Saturday, October 18, 2008

It's been a couple decades...

Last night was 80's night hosted by the fashionable and sassy Miss B and Miss C. The music was hot, the 80's inspired fashion was hip, and the place was hoppin'. Well, mostly.

Miss A was dressed as one of the girls from the Addicted to Love video! There was teased hair! Bright colors! 80's themed shots!

Then there were the fishermen. Now, don't get me wrong, I've got nothing against fishermen. I've got nothing against rugged men and facial hair. I was, however, horribly offended by the smell. Imagine 5-10 rugged and hairy men (and a woman or two) who had probably not seen a shower in - oh - a couple of decades. When Cyndi Lauper was pumping out hits, these fisher-people, likely in their twenties, last showered. Maybe I'm exaggerating slightly. Point is, I had to leave my favorite bar because the smell of unwashed pits was overwhelming. I tipped Miss B and Miss C extra well for my share with a note referencing the toleration of natural odors.
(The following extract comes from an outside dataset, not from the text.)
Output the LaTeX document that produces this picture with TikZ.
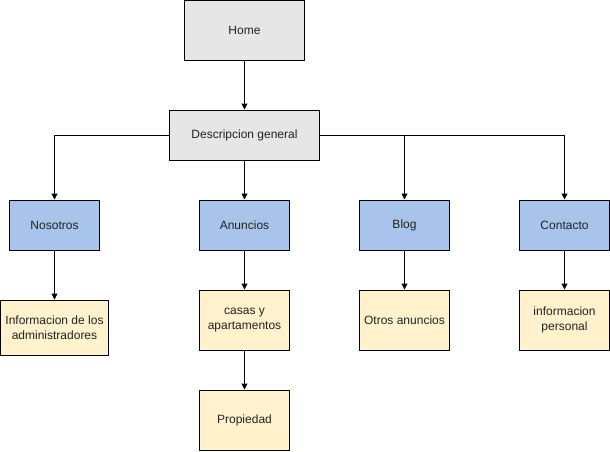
\documentclass[tikz,border=0pt]{standalone}
\usepackage{fontspec}
\setmainfont{Liberation Sans}
\usetikzlibrary{arrows.meta}
\definecolor{greyfill}{HTML}{E6E6E6}
\definecolor{bluefill}{HTML}{A9C4EB}
\definecolor{yellowfill}{HTML}{FFF2CC}
\definecolor{txt}{HTML}{222222}
\begin{document}
\begin{tikzpicture}[x=1pt,y=-1pt,
  box/.style={draw=black, line width=1pt, minimum width=90pt, minimum height=50pt, inner sep=0pt,
    align=center, text=txt, font=\fontsize{12}{14.5}\selectfont},
  greybox/.style={box, fill=greyfill},
  bluebox/.style={box, fill=bluefill},
  yellowbox/.style={box, fill=yellowfill, minimum height=60pt},
  conn/.style={draw=black, line width=1pt, -{Triangle[length=6pt,width=6pt]}}]
\useasboundingbox (0,0) rectangle (610,451);
\node[greybox, minimum width=120pt, minimum height=60pt] (home) at (244.5,30) {Home};
\node[greybox, minimum width=150pt] (desc) at (244.5,135) {Descripcion general};
\node[bluebox] (nos) at (54.5,225) {Nosotros};
\node[bluebox] (anun) at (244.5,225) {Anuncios};
\node[bluebox] (blog) at (404.5,225) {Blog};
\node[bluebox] (cont) at (564.5,225) {Contacto};
\node[yellowbox, minimum width=108pt, minimum height=55pt] (info) at (54.5,327.5) {Informacion de los\\administradores};
\node[yellowbox] (casas) at (244.5,320) {casas y\\apartamentos};
\node[yellowbox] (prop) at (244.5,420) {Propiedad};
\node[yellowbox] (otros) at (404.5,320) {Otros anuncios};
\node[yellowbox] (pers) at (564.5,320) {informacion\\personal};
\draw[conn] (home) -- (desc);
\draw[conn] (desc.west) -| (nos.north);
\draw[conn] (desc.south) -- (anun.north);
\draw[conn] (desc.east) -| (blog.north);
\draw[conn] (desc.east) -| (cont.north);
\draw[conn] (nos) -- (info);
\draw[conn] (anun) -- (casas);
\draw[conn] (casas) -- (prop);
\draw[conn] (blog) -- (otros);
\draw[conn] (cont) -- (pers);
\end{tikzpicture}
\end{document}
The highlight of the night was, perhaps, the most outstanding rendition of Bohemian Rhapsody EVER PERFORMED by someone other than Freddy Mercury. A number of people, all friends of mine, generally included in the Rendez-crew, often included in this literary gem of a blog, were piled onto the stage with two mics and a whole lot of soul. We sang, we laughed, we cried, or at least we acted as though we were. It was very fun and quite the crowd pleaser.
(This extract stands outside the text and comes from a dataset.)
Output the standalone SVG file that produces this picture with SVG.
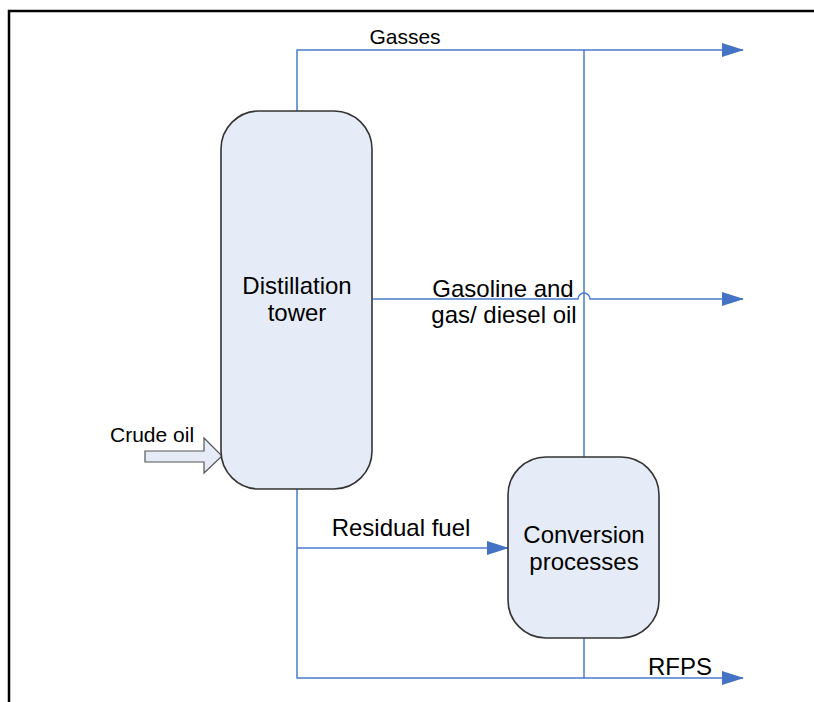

The stakes for the election just got higher. My R friend Mr. E has come up with a wager. If my candidate(s) lose, I owe him three drinks. 2 for the main candidate, 1 for the other. If my candidate(s) win, he owes me three drinks. Same quantitative values. It could also end up something like... one of mine and one of his, depending on which one, somebody owes the other one drink. Cross your fingers, or if you are registered in Alaska, vote my way. But don't do it for me, do it for Alaska and for America.

Oh, and to make things more dramatic in man-land (the imaginary realm of my social life, starting now), Mr. A made an appearance. He had sent me a message apologizing for his sucking at being whatever it is he thought he was supposed to be, which I was ignoring at the time because I don't really know the best way to deal with the situation. He mentioned he sent it and sort of stood around me for a bit, undoubtedly hoping for a bit of attention. I was strong though, I stuck with the girlfriends and wished him well on his trip. No way am I going to remain entangled in this web of crappiness. Mr. CN made an appearance, recalling aloud that he owes me a phone call, promising the phone call for tonight (phone's not ringing...).

The thing that made my day today was that Mr. JA (formerly some other weird letters) invited me to hang out. The unfortunate thing is that I am going to have to pass. But again, the nice thing is that we have next Friday night for GERMAN NERD TIME!

Also good about today, Miss C and I went to breakfast at Costa's. That was important so I could tolerate 6 hours of canvassing straight. Yeah!

Oh, and canvassing today = awesome.

I was knocking on this door that said "Eingang" which is the german word for entrance. I decided to whip out the deutsch skills and started chatting up this guy in German. Turns out he is a big German nerd and though our political ideologies are not that similar, we had this in common. He literally gave me an 11 disc German "Immersion" set and asked that I call him if we have German nerd stuff. Cool guy. I bet he'll even vote for my candidate now because someone of such great character (me) says he is a great guy (which he is). The awesomeness does not stop there! Also amazing: Hot guys who bake cookies. Yes, that is right, lady-readers, in Juneau Alaska there exist two men in their mid-twenties who baked cookies and gave me one. Also, they are voting for my candidates. Was it love? Maybe.

And now I am going to go do laundry, try to clean up my room, and otherwise waste my Alaska Day Saturday night.